There are just sooo many things wrong with the dominant ("progressive") narrative about gender being promoted by trans advocates, but at its most fundamental it's just based on complete falsehood, that sex is "just a construct" and arbitrarily "assigned" at birth (a narrative we support we use "assigned female" as you did here; "observed female" is the reality of what happens at birth).

From this basic falsehood, the narrative (rooted in postmodernist denial of any material reality) then posits that "binaries" inevitably lead to hierarchies (no evidence of that, no real way of proving it...), so we must "destroy the binary" as a matter of... justice? Related, the notion that acknowledging that sex exists and that females and males are *different* (on average) inevitably means females are *inferior*. Also, just doesn't follow, though the physical differences have historically been used as the justification for the (historically unfair and harmful to women) social differences (i.e., gender).

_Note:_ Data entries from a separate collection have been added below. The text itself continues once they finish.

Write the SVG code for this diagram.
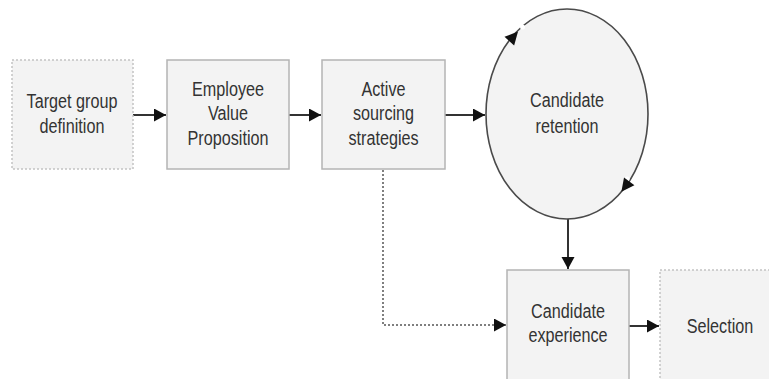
<svg xmlns="http://www.w3.org/2000/svg" width="769" height="379" viewBox="0 0 769 379">
  <defs>
    <style>
      .box { fill: #f3f3f3; stroke: #b4b4b4; stroke-width: 1.5; }
      .dbox { fill: #f3f3f3; stroke: #c4c4c4; stroke-width: 1.5; stroke-dasharray: 2 2; }
      .lbl { font-family: "Liberation Sans", Arial, sans-serif; font-size: 20px; fill: #333; text-anchor: middle; }
      .conn { fill: none; stroke: #333; stroke-width: 2; }
      .dot { fill: none; stroke: #555; stroke-width: 1.5; stroke-dasharray: 2 2; }
    </style>
    <marker id="ah" markerUnits="userSpaceOnUse" markerWidth="13" markerHeight="14" refX="12" refY="6.5" orient="auto">
      <path d="M0,0 L12,6.5 L0,13 z" fill="#111"/>
    </marker>
  </defs>

  <g id="connectors">
    <line class="conn" x1="133" y1="115" x2="166" y2="115" marker-end="url(#ah)"/>
    <line class="conn" x1="289" y1="115" x2="321" y2="115" marker-end="url(#ah)"/>
    <line class="conn" x1="445" y1="115" x2="485" y2="115" marker-end="url(#ah)"/>
    <line class="conn" x1="568" y1="219" x2="568" y2="269" marker-end="url(#ah)"/>
    <line class="conn" x1="629" y1="326" x2="659" y2="326" marker-end="url(#ah)"/>
    <polyline class="dot" points="383,170 383,325 506,325" marker-end="url(#ah)"/>
  </g>

  <g id="target-group">
    <rect class="dbox" x="12" y="60" width="121" height="109"/>
    <g transform="translate(72,0) scale(0.81,1)">
      <text class="lbl" x="0" y="108">Target group</text>
      <text class="lbl" x="0" y="133">definition</text>
    </g>
  </g>

  <g id="evp">
    <rect class="box" x="167" y="60" width="122" height="109"/>
    <g transform="translate(228,0) scale(0.81,1)">
      <text class="lbl" x="0" y="96">Employee</text>
      <text class="lbl" x="0" y="120">Value</text>
      <text class="lbl" x="0" y="145">Proposition</text>
    </g>
  </g>

  <g id="active-sourcing">
    <rect class="box" x="322" y="60" width="123" height="109"/>
    <g transform="translate(383.5,0) scale(0.81,1)">
      <text class="lbl" x="0" y="96">Active</text>
      <text class="lbl" x="0" y="120">sourcing</text>
      <text class="lbl" x="0" y="145">strategies</text>
    </g>
  </g>

  <g id="candidate-retention">
    <ellipse cx="567" cy="114" rx="81" ry="105" fill="#f3f3f3" stroke="#4a4a4a" stroke-width="1.6"/>
    <circle cx="522.5" cy="27" r="2.5" fill="#fff"/>
    <circle cx="627" cy="179" r="2.5" fill="#fff"/>
    <path d="M-7,-6.5 L6,0 L-7,6.5 z" fill="#111" transform="translate(514,36) rotate(-48)"/>
    <path d="M-7,-6.5 L6,0 L-7,6.5 z" fill="#111" transform="translate(625,187) rotate(127)"/>
    <g transform="translate(567,0) scale(0.81,1)">
      <text class="lbl" x="0" y="107">Candidate</text>
      <text class="lbl" x="0" y="133">retention</text>
    </g>
  </g>

  <g id="candidate-experience">
    <rect class="box" x="507" y="270" width="122" height="120"/>
    <g transform="translate(568,0) scale(0.81,1)">
      <text class="lbl" x="0" y="318">Candidate</text>
      <text class="lbl" x="0" y="342">experience</text>
    </g>
  </g>

  <g id="selection">
    <rect class="dbox" x="660" y="270" width="122" height="120"/>
    <g transform="translate(720,0) scale(0.81,1)">
      <text class="lbl" x="0" y="333">Selection</text>
    </g>
  </g>
</svg>
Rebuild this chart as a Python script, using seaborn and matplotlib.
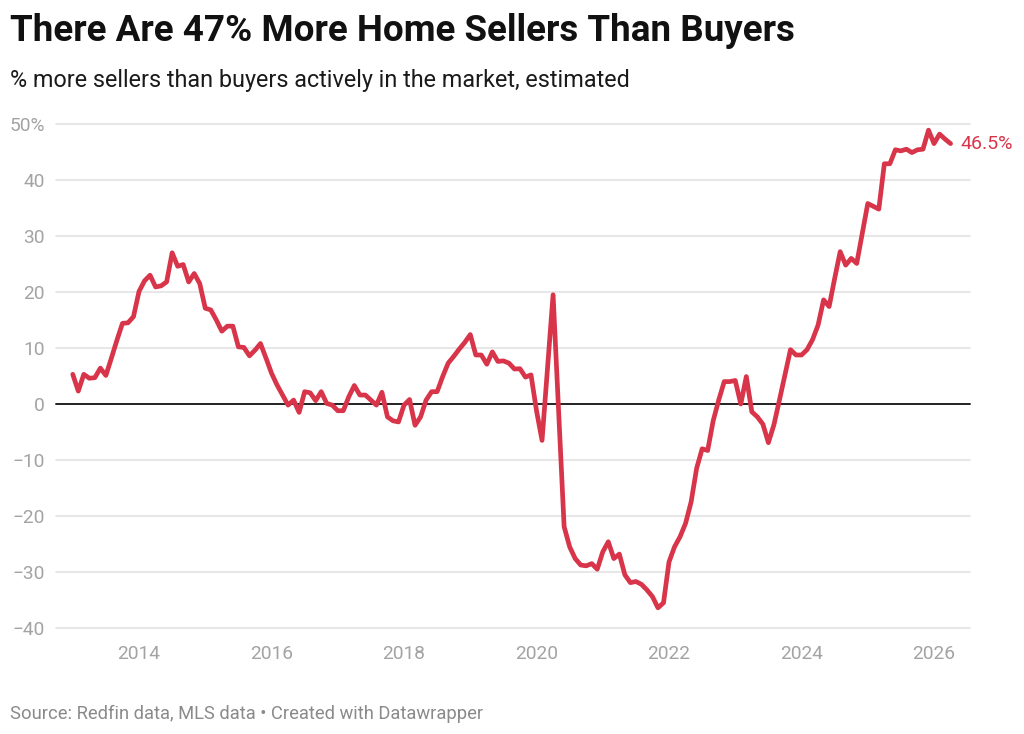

But it's also possible (and reality-based) to just acknowledge that sex (and average sex differences) exists and that male puberty confers a physical advantage when it comes to most tests of strength and endurance ("sport") that humans have come up with. Michael Shermer offers a nice visual of this reality in the bell chart here: https://michaelshermer.substack.com/p/trans-athletes-and-conflicting-rights

To the extent that we all couch our critiques of the dominant narrative on transgenderism in any kind of "sympathy" that denies the reality of sex, we're just perpetuating the problem. Male and female are it. There aren't "all kind of variations in between." Intersex conditions are not some third sex that prove that sex is "just a construct," just "assigned" at birth; they are disorders of sexual development that happen (very rarely) to males and females. It is possible for creatures as intelligent as we are to promote a society that allows for equality between the sexes ("undoing" gender) without denying that sex exists and that sex differences exist. The latter, while historically being used as the excuse for patriarchal practices (gender), doesn't necessarily mean patriarchal practices are inevitable. (Assuming best intent for the gender essentialism being promoted by the dominant trans narrative; they think they're "undoing" gender by denying the reality of sex, though they're actually just reinforcing it.)